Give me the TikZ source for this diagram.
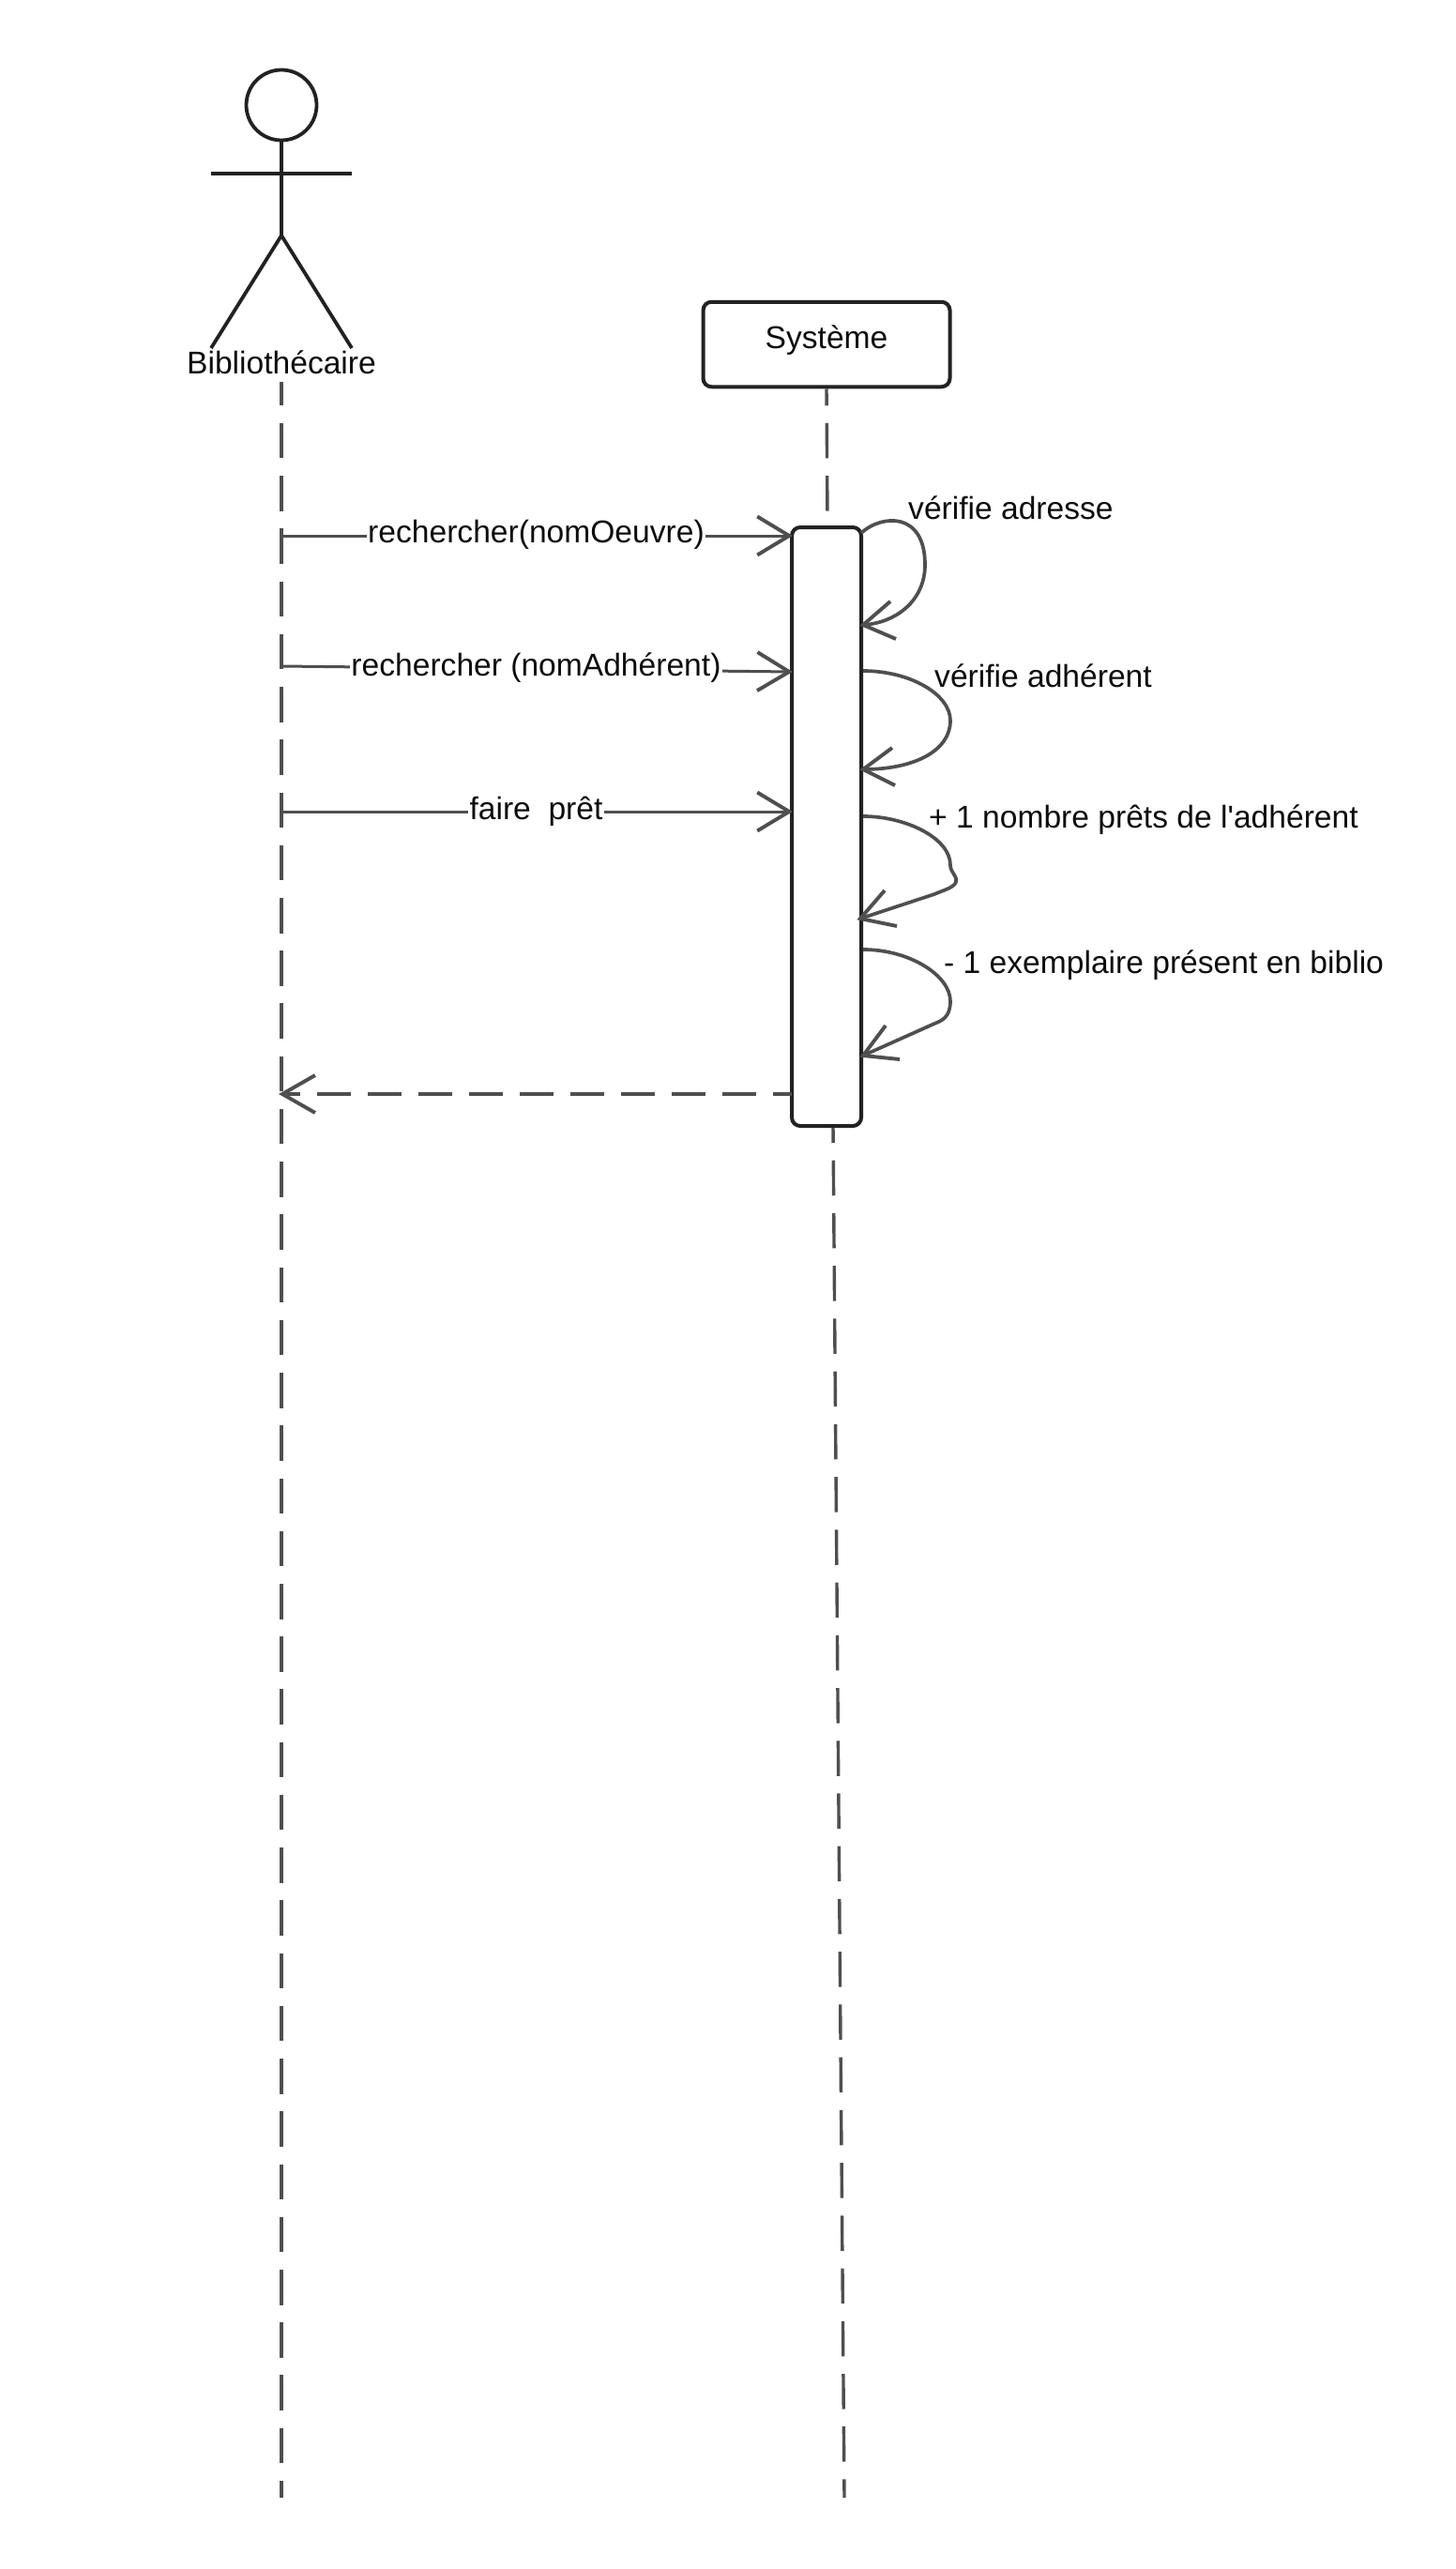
\documentclass[tikz,border=0pt]{standalone}
\usepackage{fontspec}
\setmainfont{Liberation Sans}
\newfontfamily\straightapo{Liberation Sans}
\usetikzlibrary{arrows.meta}
\definecolor{ink}{HTML}{222222}
\definecolor{wire}{HTML}{4F4F4F}
\definecolor{txt}{HTML}{0D0D0D}
\tikzset{
  figure/.style={draw=ink,line width=3.8pt},
  boxed/.style={draw=ink,line width=4pt,rounded corners=9pt,fill=white},
  lifeline/.style={draw=wire,line width=3.4pt,dash pattern=on 37.5pt off 18.73pt},
  msg/.style={draw=wire,line width=3pt,-{Straight Barb[length=34pt,width=41pt,line width=3.9pt]}},
  ret/.style={draw=wire,line width=3.6pt,dash pattern=on 36pt off 18pt,dash phase=16pt,-{Straight Barb[length=35pt,width=40pt,line width=3.9pt]}},
  self/.style={draw=wire,line width=3.7pt,line join=round},
  barb/.style={draw=wire,line width=3.9pt,line join=miter},
  lbl/.style={text=txt,font=\fontsize{33.6}{40}\selectfont,inner sep=0pt},
  onmsg/.style={lbl,fill=white,text height=22pt,text depth=8pt,inner xsep=1.5pt},
}
\begin{document}
\begin{tikzpicture}[x=1pt,y=-1pt]
\useasboundingbox (0,0) rectangle (1551,2738);
\fill[white] (0,0) rectangle (1551,2738);

% actor
\draw[figure] (300,112) circle (37.5);
\draw[figure] (300,150) -- (300,251);
\draw[figure,line width=4.2pt] (225,185) -- (375,185);
\draw[figure] (225,371) -- (300,251) -- (375,371);
\node[lbl,anchor=base,text depth=9pt] (bib) at (300,398) {Bibliothécaire};

% objet
\node[boxed,minimum width=263pt,minimum height=90.5pt,inner sep=0pt] (sys) at (881,367) {};
\node[lbl,anchor=base] (systxt) at (881,371) {Système};

% lifelines
\coordinate (end1) at (300,2662);
\coordinate (top2) at (882,552);
\coordinate (start2) at (888,1200);
\coordinate (end2) at (900,2662);
\draw[lifeline,dash phase=12.5pt] (bib.south) -- (end1);
\draw[lifeline,dash phase=19.5pt] (sys.south) -- (top2);
\draw[lifeline,dash phase=19.5pt] (start2) -- (end2);

% activation
\node[boxed,minimum width=74pt,minimum height=638pt,inner sep=0pt] (act) at (881,881) {};

% messages
\coordinate (m1a) at (300,571); \coordinate (m1b) at (845,571);
\coordinate (m2a) at (300,710); \coordinate (m2b) at (845,716);
\coordinate (m3a) at (300,865); \coordinate (m3b) at (845,865);
\draw[msg] (m1a) -- node[onmsg,xshift=-1pt] (m1) {rechercher(nomOeuvre)} (m1b);
\draw[msg] (m2a) -- node[onmsg,xshift=-1pt] (m2) {rechercher (nomAdhérent)} (m2b);
\draw[msg] (m3a) -- node[onmsg,xshift=-1pt,yshift=-1pt] (m3) {faire\ \ prêt} (m3b);

\coordinate (r1) at (844,1166); \coordinate (r2) at (297,1166);
\draw[ret] (r1) -- (r2);

% self messages
\coordinate (s1) at (918,568); \coordinate (t1) at (920,666);
\draw[self] (s1) .. controls (940,548) and (986,545) .. (986,602) .. controls (986,640) and (955,664) .. (t1);
\draw[barb] (949,641) -- (t1) -- (955,681);

\coordinate (s2) at (920,715); \coordinate (t2) at (920,820);
\draw[self] (s2) .. controls (970,715) and (1013,740) .. (1013,768) .. controls (1013,800) and (975,820) .. (t2);
\draw[barb] (951,797) -- (t2) -- (954,837);

\coordinate (s3) at (920,870); \coordinate (t3) at (917,979);
\draw[self] (s3) .. controls (965,870) and (1013,893) .. (1013,922) .. controls (1013,930) and (1021,934) .. (1019,940) .. controls (1017,946) and (1005,949) .. (996,953) -- (t3);
\draw[barb] (943,949) -- (t3) -- (956,987);

\coordinate (s4) at (920,1012); \coordinate (t4) at (920,1125);
\draw[self] (s4) .. controls (970,1012) and (1013,1040) .. (1013,1067) .. controls (1013,1085) and (1003,1088) .. (996,1091) -- (t4);
\draw[barb] (944,1093) -- (t4) -- (959,1129);

\node[lbl,anchor=base west] (l1) at (968,553) {vérifie adresse};
\node[lbl,anchor=base west] (l2) at (996,732) {vérifie adhérent};
\node[lbl,anchor=base west] (l3) at (990,882) {+ 1 nombre prêts de l{\straightapo '}adhérent};
\node[lbl,anchor=base west] (l4) at (1006,1037) {- 1 exemplaire présent en biblio};
\end{tikzpicture}
\end{document}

__________

• What to work on:
Reproduce the whole listing above word for word, but not its pictures.

• Task answer:
Give me the TikZ source for this diagram.
\documentclass[tikz,border=0pt]{standalone}
\usepackage{fontspec}
\setmainfont{Liberation Sans}
\newfontfamily\straightapo{Liberation Sans}
\usetikzlibrary{arrows.meta}
\definecolor{ink}{HTML}{222222}
\definecolor{wire}{HTML}{4F4F4F}
\definecolor{txt}{HTML}{0D0D0D}
\tikzset{
  figure/.style={draw=ink,line width=3.8pt},
  boxed/.style={draw=ink,line width=4pt,rounded corners=9pt,fill=white},
  lifeline/.style={draw=wire,line width=3.4pt,dash pattern=on 37.5pt off 18.73pt},
  msg/.style={draw=wire,line width=3pt,-{Straight Barb[length=34pt,width=41pt,line width=3.9pt]}},
  ret/.style={draw=wire,line width=3.6pt,dash pattern=on 36pt off 18pt,dash phase=16pt,-{Straight Barb[length=35pt,width=40pt,line width=3.9pt]}},
  self/.style={draw=wire,line width=3.7pt,line join=round},
  barb/.style={draw=wire,line width=3.9pt,line join=miter},
  lbl/.style={text=txt,font=\fontsize{33.6}{40}\selectfont,inner sep=0pt},
  onmsg/.style={lbl,fill=white,text height=22pt,text depth=8pt,inner xsep=1.5pt},
}
\begin{document}
\begin{tikzpicture}[x=1pt,y=-1pt]
\useasboundingbox (0,0) rectangle (1551,2738);
\fill[white] (0,0) rectangle (1551,2738);

% actor
\draw[figure] (300,112) circle (37.5);
\draw[figure] (300,150) -- (300,251);
\draw[figure,line width=4.2pt] (225,185) -- (375,185);
\draw[figure] (225,371) -- (300,251) -- (375,371);
\node[lbl,anchor=base,text depth=9pt] (bib) at (300,398) {Bibliothécaire};

% objet
\node[boxed,minimum width=263pt,minimum height=90.5pt,inner sep=0pt] (sys) at (881,367) {};
\node[lbl,anchor=base] (systxt) at (881,371) {Système};

% lifelines
\coordinate (end1) at (300,2662);
\coordinate (top2) at (882,552);
\coordinate (start2) at (888,1200);
\coordinate (end2) at (900,2662);
\draw[lifeline,dash phase=12.5pt] (bib.south) -- (end1);
\draw[lifeline,dash phase=19.5pt] (sys.south) -- (top2);
\draw[lifeline,dash phase=19.5pt] (start2) -- (end2);

% activation
\node[boxed,minimum width=74pt,minimum height=638pt,inner sep=0pt] (act) at (881,881) {};

% messages
\coordinate (m1a) at (300,571); \coordinate (m1b) at (845,571);
\coordinate (m2a) at (300,710); \coordinate (m2b) at (845,716);
\coordinate (m3a) at (300,865); \coordinate (m3b) at (845,865);
\draw[msg] (m1a) -- node[onmsg,xshift=-1pt] (m1) {rechercher(nomOeuvre)} (m1b);
\draw[msg] (m2a) -- node[onmsg,xshift=-1pt] (m2) {rechercher (nomAdhérent)} (m2b);
\draw[msg] (m3a) -- node[onmsg,xshift=-1pt,yshift=-1pt] (m3) {faire\ \ prêt} (m3b);

\coordinate (r1) at (844,1166); \coordinate (r2) at (297,1166);
\draw[ret] (r1) -- (r2);

% self messages
\coordinate (s1) at (918,568); \coordinate (t1) at (920,666);
\draw[self] (s1) .. controls (940,548) and (986,545) .. (986,602) .. controls (986,640) and (955,664) .. (t1);
\draw[barb] (949,641) -- (t1) -- (955,681);

\coordinate (s2) at (920,715); \coordinate (t2) at (920,820);
\draw[self] (s2) .. controls (970,715) and (1013,740) .. (1013,768) .. controls (1013,800) and (975,820) .. (t2);
\draw[barb] (951,797) -- (t2) -- (954,837);

\coordinate (s3) at (920,870); \coordinate (t3) at (917,979);
\draw[self] (s3) .. controls (965,870) and (1013,893) .. (1013,922) .. controls (1013,930) and (1021,934) .. (1019,940) .. controls (1017,946) and (1005,949) .. (996,953) -- (t3);
\draw[barb] (943,949) -- (t3) -- (956,987);

\coordinate (s4) at (920,1012); \coordinate (t4) at (920,1125);
\draw[self] (s4) .. controls (970,1012) and (1013,1040) .. (1013,1067) .. controls (1013,1085) and (1003,1088) .. (996,1091) -- (t4);
\draw[barb] (944,1093) -- (t4) -- (959,1129);

\node[lbl,anchor=base west] (l1) at (968,553) {vérifie adresse};
\node[lbl,anchor=base west] (l2) at (996,732) {vérifie adhérent};
\node[lbl,anchor=base west] (l3) at (990,882) {+ 1 nombre prêts de l{\straightapo '}adhérent};
\node[lbl,anchor=base west] (l4) at (1006,1037) {- 1 exemplaire présent en biblio};
\end{tikzpicture}
\end{document}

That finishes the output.